Examples serve to an extent. James's sidebar is a fine case in point. Any number of examples are just that, though, until you do it. You have to reskin something to know what it's like, and then you have to use that element to see how it works for you.
Well, the new D&D Gamma World game is a freaking (emphasis on that) crash course on reskinning. Character creation, from concept to equipment, is a real-world exercise in putting your imagination's images over a mechanical chassis in a simple game. Sections in the rules cover the process, from the "Reconciling Contrary Origins" segment to the "What Does it Look Like?" sidebar on equipment.
The awesome thing is that so many of these parts are directly interchangeable. Character origins, which every character has two of, combine to make unique mutants and humans that you create from your imagination based on the mechanical information you're given. Cooler still is that each origin provides features and powers at the same levels, so it's easy to imagine swapping these mechanical elements between origins to make a character that's even more customized to your vision.

I was enamored with the D&D game from the first moments I played it. Brave warriors and mighty sorcerers fighting dragons? Yes, please. More, please.
I imagine that a lot of us longtime D&D fans are similar in that our fandom for the game quickly spread to fantasy and sci-fi of other types. I devoured anything I could that seemed even remotely like D&D and stole it for my game.

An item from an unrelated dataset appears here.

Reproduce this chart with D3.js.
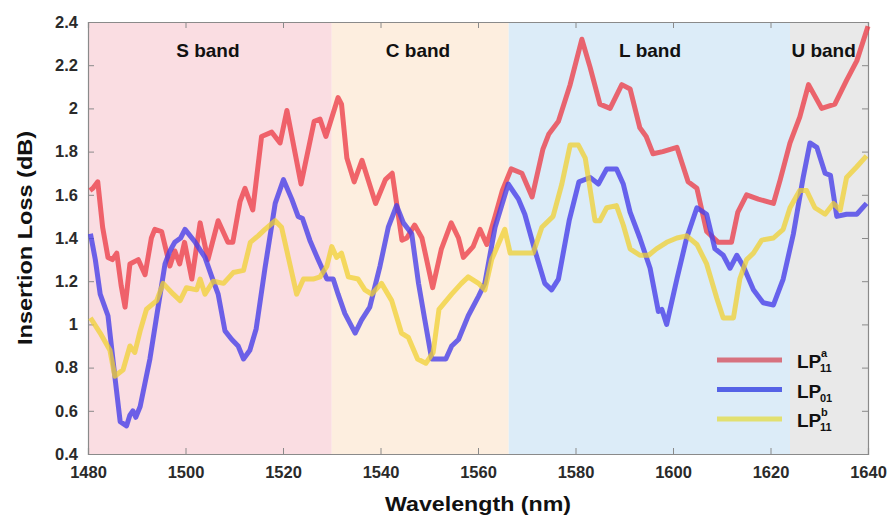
<!DOCTYPE html>
<html><head><meta charset="utf-8">
<script src="https://cdn.jsdelivr.net/npm/d3@7"></script>
<style>body{margin:0;background:#fff}svg{display:block;font-family:Arial,"Liberation Sans",sans-serif}</style>
</head><body><svg id="c" width="888" height="516"></svg>
<script>
// ---------- data ----------
const xTicks = [1480,1500,1520,1540,1560,1580,1600,1620,1640];
const yTicks = [0.4,0.6,0.8,1.0,1.2,1.4,1.6,1.8,2.0,2.2,2.4];
const bandNames = ["S band","C band","L band","U band"];
const bandEdges = [1480,1530,1566.3,1624,1640];
const seriesNames = ["LP11a","LP01","LP11b"];

const lp11a = [[1480.4,1.62],[1481.0,1.63],[1482.0,1.66],[1483.0,1.45],[1484.1,1.31],[1485.0,1.30],[1485.9,1.33],[1486.8,1.18],[1487.6,1.08],[1488.6,1.28],[1490.3,1.30],[1491.7,1.23],[1493.0,1.40],[1493.7,1.44],[1495.1,1.43],[1496.8,1.27],[1497.8,1.34],[1498.8,1.28],[1499.8,1.38],[1501.3,1.21],[1503.0,1.47],[1504.6,1.30],[1506.7,1.48],[1508.7,1.38],[1509.7,1.38],[1511.2,1.57],[1512.2,1.63],[1513.8,1.53],[1515.6,1.87],[1517.7,1.89],[1519.4,1.84],[1520.8,1.99],[1523.7,1.65],[1526.4,1.94],[1527.6,1.95],[1528.8,1.87],[1531.3,2.05],[1532.0,2.02],[1533.1,1.77],[1534.6,1.66],[1536.2,1.76],[1539.0,1.56],[1541.0,1.67],[1542.4,1.70],[1544.4,1.39],[1545.4,1.40],[1547.0,1.46],[1548.5,1.40],[1550.7,1.17],[1552.5,1.35],[1554.5,1.47],[1556.0,1.40],[1557.0,1.31],[1559.0,1.36],[1560.4,1.44],[1561.8,1.37],[1563.5,1.50],[1565.0,1.62],[1566.8,1.72],[1569.0,1.70],[1571.1,1.59],[1573.3,1.81],[1574.5,1.88],[1576.5,1.94],[1578.9,2.11],[1581.3,2.32],[1583.0,2.19],[1585.0,2.02],[1587.1,2.00],[1589.5,2.11],[1591.2,2.09],[1593.2,1.91],[1594.5,1.87],[1595.9,1.79],[1597.9,1.80],[1600.8,1.82],[1603.1,1.66],[1604.9,1.63],[1606.9,1.43],[1609.3,1.38],[1612.0,1.38],[1613.3,1.52],[1615.1,1.60],[1617.5,1.58],[1620.6,1.56],[1622.0,1.67],[1624.0,1.84],[1626.0,1.96],[1627.8,2.11],[1630.5,2.00],[1633.2,2.02],[1635.6,2.13],[1637.7,2.22],[1640.0,2.38]];

const lp01 = [[1480.5,1.42],[1481.5,1.30],[1482.5,1.14],[1484.1,1.04],[1485.5,0.76],[1486.6,0.55],[1487.9,0.53],[1488.6,0.58],[1489.2,0.60],[1489.8,0.57],[1490.7,0.62],[1492.7,0.84],[1494.1,1.04],[1495.8,1.28],[1496.8,1.34],[1497.8,1.38],[1499.0,1.40],[1499.9,1.44],[1502.0,1.38],[1504.0,1.31],[1505.4,1.22],[1506.7,1.14],[1508.1,0.97],[1509.5,0.93],[1510.8,0.90],[1511.9,0.84],[1513.2,0.88],[1514.5,0.98],[1516.3,1.26],[1518.4,1.56],[1520.1,1.67],[1521.8,1.58],[1523.1,1.50],[1524.0,1.49],[1525.5,1.39],[1527.2,1.30],[1529.0,1.21],[1530.3,1.21],[1531.3,1.14],[1532.7,1.05],[1534.8,0.96],[1536.1,1.02],[1537.8,1.08],[1539.9,1.27],[1541.6,1.45],[1543.3,1.55],[1544.7,1.47],[1546.4,1.42],[1547.8,1.19],[1549.1,1.02],[1550.5,0.84],[1553.4,0.84],[1554.6,0.90],[1556.0,0.93],[1558.0,1.04],[1560.1,1.13],[1561.4,1.19],[1563.5,1.45],[1566.2,1.65],[1568.3,1.58],[1569.6,1.51],[1571.7,1.34],[1573.7,1.19],[1575.1,1.16],[1576.5,1.21],[1578.7,1.48],[1580.7,1.66],[1583.0,1.68],[1584.7,1.65],[1586.4,1.72],[1588.4,1.72],[1589.8,1.65],[1591.2,1.52],[1593.2,1.40],[1595.3,1.26],[1597.0,1.06],[1597.7,1.07],[1598.7,1.00],[1600.8,1.21],[1602.8,1.40],[1604.9,1.54],[1606.9,1.51],[1608.6,1.35],[1610.3,1.32],[1611.7,1.26],[1613.1,1.32],[1614.4,1.27],[1616.5,1.16],[1618.5,1.10],[1620.6,1.09],[1622.6,1.21],[1624.7,1.42],[1626.7,1.68],[1628.1,1.84],[1629.5,1.82],[1631.2,1.70],[1632.3,1.69],[1633.6,1.50],[1635.6,1.51],[1637.7,1.51],[1639.7,1.56]];

const lp11b = [[1480.5,1.03],[1482.5,0.96],[1484.5,0.88],[1485.5,0.76],[1487.2,0.79],[1488.6,0.90],[1489.6,0.87],[1490.7,0.97],[1492.0,1.07],[1494.1,1.11],[1495.4,1.19],[1497.5,1.14],[1498.9,1.11],[1500.2,1.17],[1502.3,1.16],[1503.0,1.21],[1504.0,1.14],[1505.7,1.20],[1507.8,1.19],[1509.8,1.24],[1511.9,1.25],[1513.3,1.38],[1514.9,1.41],[1516.3,1.44],[1518.4,1.48],[1519.7,1.45],[1521.1,1.31],[1522.8,1.14],[1524.2,1.21],[1526.2,1.21],[1527.6,1.22],[1529.0,1.27],[1530.0,1.36],[1531.0,1.31],[1532.0,1.33],[1533.4,1.22],[1535.4,1.21],[1536.8,1.16],[1538.2,1.14],[1540.2,1.19],[1542.3,1.11],[1544.3,0.96],[1545.7,0.94],[1547.6,0.84],[1549.3,0.82],[1550.8,0.87],[1552.0,1.07],[1554.6,1.14],[1556.6,1.19],[1558.0,1.22],[1560.1,1.19],[1561.4,1.16],[1562.8,1.30],[1565.5,1.44],[1566.6,1.33],[1569.6,1.33],[1571.3,1.33],[1573.1,1.45],[1575.4,1.50],[1577.2,1.65],[1578.9,1.83],[1580.6,1.83],[1582.0,1.77],[1584.0,1.48],[1585.0,1.48],[1586.4,1.54],[1588.4,1.55],[1589.8,1.46],[1591.2,1.35],[1593.2,1.32],[1595.0,1.32],[1596.6,1.35],[1598.7,1.38],[1600.8,1.40],[1602.8,1.41],[1604.9,1.37],[1606.9,1.28],[1609.0,1.12],[1610.3,1.03],[1612.4,1.03],[1613.7,1.21],[1615.1,1.30],[1616.5,1.33],[1618.2,1.39],[1620.6,1.40],[1622.6,1.44],[1624.0,1.54],[1626.0,1.62],[1627.4,1.62],[1629.1,1.54],[1631.2,1.51],[1632.9,1.56],[1634.3,1.53],[1635.6,1.68],[1637.7,1.73],[1639.7,1.78]];

// ---------- styles ----------
const bandColors = ["#fadde2","#fdeedf","#dcecf8","#e9e9e9"];
const lineColors = ["rgba(236,62,72,0.78)","rgba(72,64,232,0.8)","rgba(240,208,50,0.75)"];
const legendColors = ["#d7727f","#5562e6","#e2e070"];

const svg = d3.select("#c");
const L = 88, R = 868, T = 22, B = 454;
const x = d3.scaleLinear().domain([1480,1640]).range([L,R]);
const y = d3.scaleLinear().domain([0.4,2.4]).range([B,T]);

// bands
svg.append("g").selectAll("rect").data(bandNames).join("rect")
  .attr("x",(d,i)=>x(bandEdges[i])).attr("y",T)
  .attr("width",(d,i)=>x(bandEdges[i+1])-x(bandEdges[i])).attr("height",B-T)
  .attr("fill",(d,i)=>bandColors[i]);

// band labels
const bandLabelX = [1504.6,1547.7,1595.3,1630.9];
svg.append("g").selectAll("text").data(bandNames).join("text")
  .attr("x",(d,i)=>x(bandLabelX[i])).attr("y",57)
  .attr("text-anchor","middle").attr("font-size",19).attr("font-weight","bold")
  .attr("fill","#111").text(d=>d);

// axes
const fmt = d => String(+d.toFixed(1));
const gx = svg.append("g").attr("transform",`translate(0,${B})`)
  .call(d3.axisBottom(x).tickValues(xTicks).tickSize(-6).tickPadding(12).tickFormat(d=>d));
const gxt = svg.append("g").attr("transform",`translate(0,${T})`)
  .call(d3.axisTop(x).tickValues(xTicks).tickSize(-6).tickFormat(""));
const gy = svg.append("g").attr("transform",`translate(${L},0)`)
  .call(d3.axisLeft(y).tickValues(yTicks).tickSize(-6).tickPadding(10).tickFormat(fmt));
const gyr = svg.append("g").attr("transform",`translate(${R},0)`)
  .call(d3.axisRight(y).tickValues(yTicks).tickSize(-6).tickFormat(""));
[gx,gxt,gy,gyr].forEach(g=>{
  g.select(".domain").attr("stroke","#8a8a8a").attr("stroke-width",1.2);
  g.selectAll(".tick line").attr("stroke","#8a8a8a");
  g.selectAll(".tick text").attr("font-size",16.5).attr("font-weight","bold")
    .attr("fill","#2a2a2a").attr("font-family","Arial,'Liberation Sans',sans-serif");
});
gx.selectAll(".tick text").attr("dy","0.71em");

// lines
const line = d3.line().x(d=>x(d[0])).y(d=>y(d[1]));
const series = [lp11a, lp01, lp11b];
svg.append("g").selectAll("path").data(series).join("path")
  .attr("d",line).attr("fill","none")
  .attr("stroke",(d,i)=>lineColors[i]).attr("stroke-width",5)
  .attr("stroke-linejoin","round").attr("stroke-linecap","butt");

// axis titles
svg.append("text").attr("x",478).attr("y",511).attr("text-anchor","middle")
  .attr("font-size",20).attr("font-weight","bold").attr("fill","#111")
  .attr("textLength",186).attr("lengthAdjust","spacingAndGlyphs")
  .text("Wavelength (nm)");
svg.append("text").attr("transform","translate(32,238) rotate(-90)")
  .attr("text-anchor","middle").attr("font-size",20).attr("font-weight","bold").attr("fill","#111")
  .attr("textLength",214).attr("lengthAdjust","spacingAndGlyphs")
  .text("Insertion Loss (dB)");

// legend
const supText = ["a","","b"];
const subText = ["11","01","11"];
const lg = svg.append("g");
seriesNames.forEach((n,i)=>{
  const yy = 360 + i*29.5;
  lg.append("line").attr("x1",717).attr("x2",782).attr("y1",yy).attr("y2",yy)
    .attr("stroke",legendColors[i]).attr("stroke-width",5);
  lg.append("text").attr("x",797).attr("y",yy+8).attr("font-size",19).attr("font-weight","bold")
    .attr("fill","#111").text("LP");
  if (supText[i]) lg.append("text").attr("x",821).attr("y",yy-3).attr("font-size",11)
    .attr("font-weight","bold").attr("fill","#111").text(supText[i]);
  lg.append("text").attr("x",820).attr("y",yy+12).attr("font-size",11)
    .attr("font-weight","bold").attr("fill","#111").text(subText[i]);
});
</script></body></html>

That's really another topic, but it brings me to the point that I liked the show Thundarr the Barbarian when I was a kid. It came out before I owned my own D&D set, but not before I played the game. And it was in syndication for a while after that, so you could catch episodes. I hear you still can on Cartoon Network from time to time.
The Thundarr show had the coolest intro for a a 9-year-old D&D-nut kid. In fact, that intro isn't bad entertainment fiction today:
The year: 1994. From out of space comes a runaway planet, hurtling between the Earth and the Moon, unleashing cosmic destruction! Man's civilization is cast in ruin! Two thousand years later, Earth is reborn. A strange new world rises from the old: a world of savagery, super science, and sorcery. But one man bursts his bonds to fight for justice! With his companions Ookla the Mok and Princess Ariel, he pits his strength, his courage, and his fabulous Sunsword against the forces of evil. He is Thundarr, the Barbarian!

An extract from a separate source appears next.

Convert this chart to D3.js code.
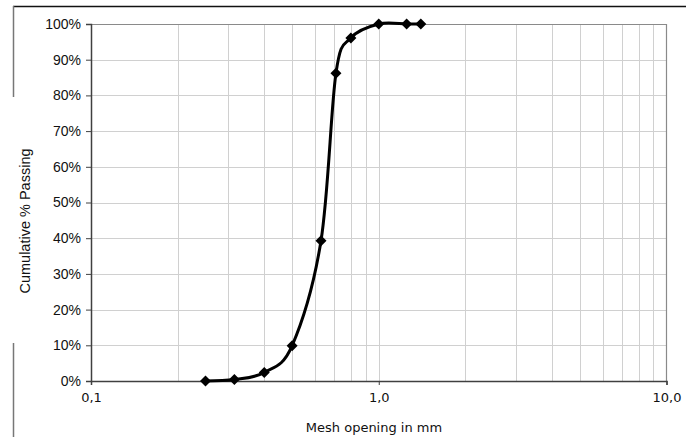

Back then, this was cool D&D stuff, since it was before I was exposed to the Gamma World game. Today, I catch Thundarr's similarities to Conan and classic characters such as John Carter of Mars. Thundarr's was a post-apocalyptic world full of old technology, bizarre creatures, and weird magic. It's still great D&D stuff, but it's fantastic D&D Gamma World stuff.
This recently got me thinking that if the current Gamma World is so good for reskinning, I should be able to put it through its paces in reverse. Yeah, it's not lost on me that I'm imposing something on a system that more freeform. It's also clear I'm just giving more reskinning examples. Let's just pretend this is proof of concept rather than me reliving some of my childhood fantasies. When you get your hands on Gamma World, you can tell me how well I did.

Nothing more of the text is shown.